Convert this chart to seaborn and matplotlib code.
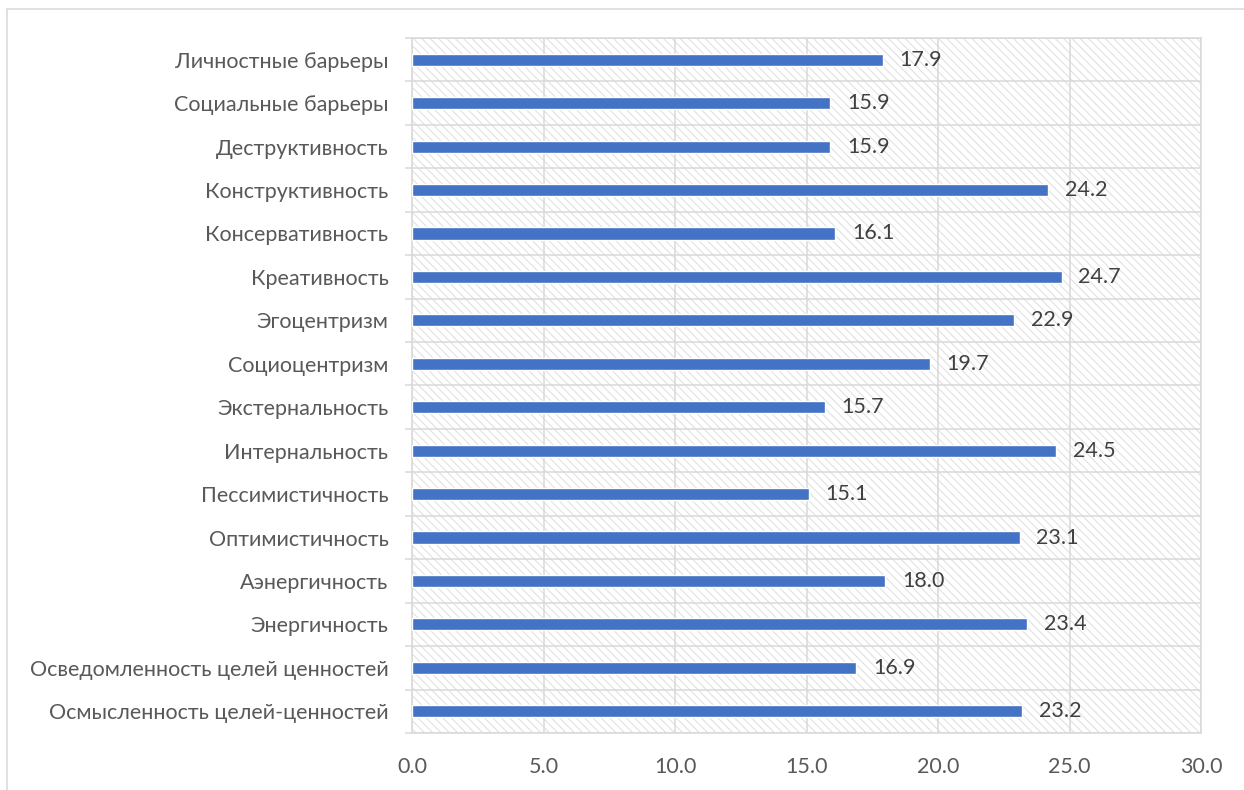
import matplotlib
matplotlib.use("Agg")
import matplotlib.pyplot as plt
from matplotlib.patches import Rectangle
from matplotlib.lines import Line2D
import seaborn as sns
import pandas as pd
import numpy as np

categories = [
    "Личностные барьеры",
    "Социальные барьеры",
    "Деструктивность",
    "Конструктивность",
    "Консервативность",
    "Креативность",
    "Эгоцентризм",
    "Социоцентризм",
    "Экстернальность",
    "Интернальность",
    "Пессимистичность",
    "Оптимистичность",
    "Аэнергичность",
    "Энергичность",
    "Осведомленность целей ценностей",
    "Осмысленность целей-ценностей",
]
values = [17.9, 15.9, 15.9, 24.2, 16.1, 24.7, 22.9, 19.7,
          15.7, 24.5, 15.1, 23.1, 18.0, 23.4, 16.9, 23.2]
x_ticks = [0, 5, 10, 15, 20, 25, 30]

df = pd.DataFrame({"category": categories, "value": values})

sns.set_theme(style="white")
plt.rcParams["font.family"] = ["Lato", "DejaVu Sans"]
plt.rcParams["hatch.linewidth"] = 0.7

grid_c = "#d9d9d9"
text_c = "#595959"
bar_c = "#4472C4"
fs = 15.5

fig = plt.figure(figsize=(12.44, 7.90), dpi=100)
ax = fig.add_axes([412 / 1244, 1 - 733 / 790, (1201 - 412) / 1244, (733 - 38) / 790])

# hatched plot-area background
ax.add_patch(Rectangle((0, 0), 1, 1, transform=ax.transAxes, facecolor="white",
                       edgecolor="#dedede", hatch="\\\\\\\\", linewidth=0, zorder=0))

sns.barplot(data=df, x="value", y="category", orient="h", color=bar_c,
            width=0.28, saturation=1, ax=ax, zorder=3)

n = len(categories)
ax.set_xlim(0, 30)
ax.set_ylim(n - 0.5, -0.5)
ax.set_xticks(x_ticks)
ax.set_xticklabels([f"{t:.1f}" for t in x_ticks])
ax.set_xlabel("")
ax.set_ylabel("")

# gridlines between categories and at each x tick
ax.set_yticks(np.arange(-0.5, n, 1), minor=True)
ax.grid(False)
for b in np.arange(-0.5, n, 1):
    ax.axhline(b, color=grid_c, lw=1.1, zorder=1)
for t in x_ticks:
    ax.axvline(t, color=grid_c, lw=1.1, zorder=1)

ax.tick_params(axis="y", which="major", length=0, pad=17, labelsize=fs, labelcolor=text_c)
ax.tick_params(axis="y", which="minor", length=5, width=1.1, color=grid_c, left=True)
ax.tick_params(axis="x", which="major", length=0, pad=17, labelsize=fs, labelcolor=text_c)

for s in ax.spines.values():
    s.set_color(grid_c)
    s.set_linewidth(1.1)
    s.set_visible(True)

for i, v in enumerate(values):
    ax.annotate(f"{v:.1f}", xy=(v, i), xytext=(12, 0), textcoords="offset points",
                ha="left", va="center", fontsize=fs, color="#404040", zorder=4)

# outer chart frame
fig.add_artist(Line2D([7 / 1244, 1], [1 - 9 / 790, 1 - 9 / 790], color=grid_c, lw=1.1,
                      transform=fig.transFigure))
fig.add_artist(Line2D([7 / 1244, 7 / 1244], [0, 1 - 9 / 790], color=grid_c, lw=1.1,
                      transform=fig.transFigure))

fig.savefig("out.png", dpi=100)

■ ■ ■ ■ ■

» **Aim of the task**
With all pictures left out, please transcribe exactly the lines from the start of the material through the line with "import numpy as np".

» **Answer in full**
Convert this chart to seaborn and matplotlib code.
import matplotlib
matplotlib.use("Agg")
import matplotlib.pyplot as plt
from matplotlib.patches import Rectangle
from matplotlib.lines import Line2D
import seaborn as sns
import pandas as pd
import numpy as np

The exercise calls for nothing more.